Argui o apelante, em síntese e conforme supra se alude, que o presente recurso reage contra a decisão que julgou a reclamação de actos do órgão de execução fiscal procedente, com fundamento na verificação da prejudicialidade do conhecimento da ilegalidade das liquidações de IRC de 2005 e 2006 relativamente à liquidação subjacente ao presente processo executivo, reportada ao exercício de 2009. E que por tal facto o processo de execução fiscal instaurado para cobrança coerciva das dívidas a que se reporta a referida liquidação de imposto do ano de 2009 se deveria manter suspenso, sustentado apenas na prestação de garantia, sem dedução de qualquer contencioso a ele relativo. Que o efeito suspensivo do processo de execução fiscal apenas se pode efectivar no estrito cumprimento dos requisitos de que as normas aplicáveis fazem depender a concessão de semelhante benefício. Com efeito, do regime legal decorrente do disposto no artº.169, nº.1, do C.P.P.T., e no artº.52, nº.1, da L.G.T., a suspensão do processo de execução fiscal está subordinada ao preenchimento de dois requisitos: a autorização para pagamento prestacional das dívidas ou a dedução de um meio de contencioso a arguir a ilegalidade ou a inexigibilidade da dívida e a prestação de garantia ou a obtenção da respectiva dispensa. Daqui resulta que, na melhor interpretação dos referidos normativos, não é legalmente possível suspender o processo de execução fiscal quando não existe qualquer contencioso deduzido ou pagamento prestacional autorizado. Que não existindo qualquer causa suspensiva do processo de execução fiscal relativa à liquidação de I.R.C. de 2009, que, nos termos do artº.169, nº.1, do C.P.P.T., sustente uma suspensão do processo de execução fiscal, não pode este último deixar de seguir os seus termos normais até à cobrança dos valores em dívida (cfr.conclusões 1 a 23 do recurso). Com base em tal alegação pretendendo concretizar erro de julgamento de direito da decisão recorrida.

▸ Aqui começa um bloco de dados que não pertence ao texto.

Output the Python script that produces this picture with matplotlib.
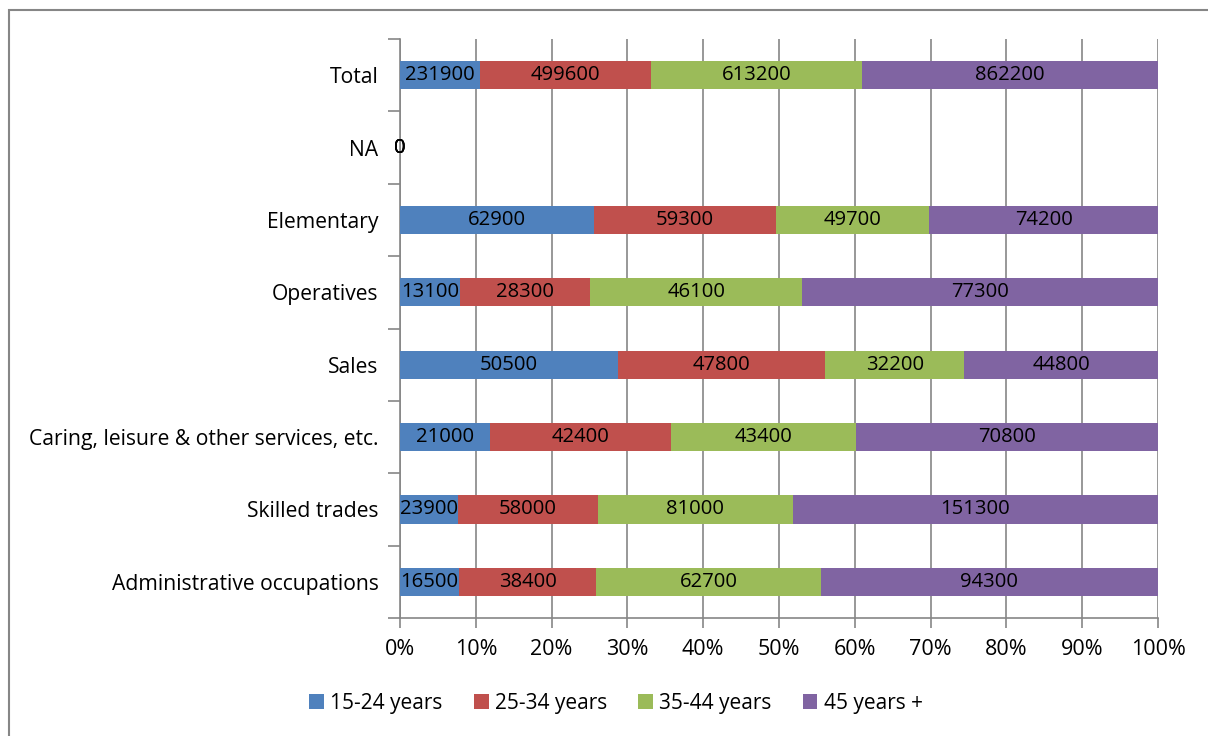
import matplotlib
matplotlib.use("Agg")
import matplotlib.pyplot as plt
from matplotlib.patches import Rectangle
import numpy as np

categories = ["Administrative occupations", "Skilled trades",
              "Caring, leisure & other services, etc.", "Sales",
              "Operatives", "Elementary", "NA", "Total"]
series_names = ["15-24 years", "25-34 years", "35-44 years", "45 years +"]
age_15_24 = [16500, 23900, 21000, 50500, 13100, 62900, 0, 231900]
age_25_34 = [38400, 58000, 42400, 47800, 28300, 59300, 0, 499600]
age_35_44 = [62700, 81000, 43400, 32200, 46100, 49700, 0, 613200]
age_45_plus = [94300, 151300, 70800, 44800, 77300, 74200, 0, 862200]
colors = ["#4F81BD", "#C0504D", "#9BBB59", "#8064A2"]

plt.rcParams['font.family'] = ['Open Sans', 'DejaVu Sans']

series = np.array([age_15_24, age_25_34, age_35_44, age_45_plus], dtype=float)
totals = series.sum(axis=0)
safe = np.where(totals == 0, 1, totals)
shares = series / safe * 100

fig = plt.figure(figsize=(12.08, 7.36), dpi=100)
ax = fig.add_axes([400 / 1208, 1 - 618 / 736, 758 / 1208, 579 / 736])

y = np.arange(len(categories))
left = np.zeros(len(categories))
for i, name in enumerate(series_names):
    ax.barh(y, shares[i], left=left, height=0.39, color=colors[i],
            label=name, zorder=3)
    for j in range(len(categories)):
        ax.text(left[j] + shares[i][j] / 2, y[j], f"{int(series[i][j])}",
                ha="center", va="center", fontsize=14.6, color="black", zorder=4)
    left += shares[i]

ax.set_xlim(0, 100)
ax.set_ylim(-0.5, len(categories) - 0.5)
ax.set_xticks(np.arange(0, 101, 10))
ax.set_xticklabels([f"{v}%" for v in range(0, 101, 10)], fontsize=15.5)
ax.set_yticks(y)
ax.set_yticklabels(categories, fontsize=15.2)
ax.set_yticks(np.arange(-0.5, len(categories), 1), minor=True)
ax.tick_params(axis="y", which="major", length=0, pad=15.5)
ax.tick_params(axis="y", which="minor", length=9, color="#868686", width=1.2)
ax.tick_params(axis="x", length=7, color="#868686", width=1.2, pad=8)
ax.grid(axis="x", color="#868686", linewidth=1.2, zorder=0)
for s in ["top", "right"]:
    ax.spines[s].set_visible(False)
for s in ["left", "bottom"]:
    ax.spines[s].set_color("#868686")
    ax.spines[s].set_linewidth(1.2)

ax.legend(loc="center", bbox_to_anchor=(616 / 1208, 1 - 703 / 736),
          bbox_transform=fig.transFigure, ncol=4, frameon=False,
          fontsize=15, handlelength=0.7, handleheight=0.7,
          handletextpad=0.3, columnspacing=1.5)

fig.patches.append(Rectangle((9 / 1208, -0.05), 1.2, 1 - 10 / 736 + 0.05,
                             transform=fig.transFigure, fill=False,
                             edgecolor="#868686", linewidth=1.5))

fig.savefig("out.png", dpi=100)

Examinemos se a decisão objecto do presente recurso comporta tal vício.
A liquidação (acto tributário "stricto sensu"), embora seja um acto administrativo exequível e eficaz, não é um acto executório, visto que a sua execução forçada tem de ser efectuada através do processo de execução fiscal, com a tramitação legalmente definida (cfr.artº.148 e seg. do C.P.P.T.), desde que ocorra o termo final do prazo de pagamento voluntário, como decorre do artº.88, nº.1, do C.P.P.T.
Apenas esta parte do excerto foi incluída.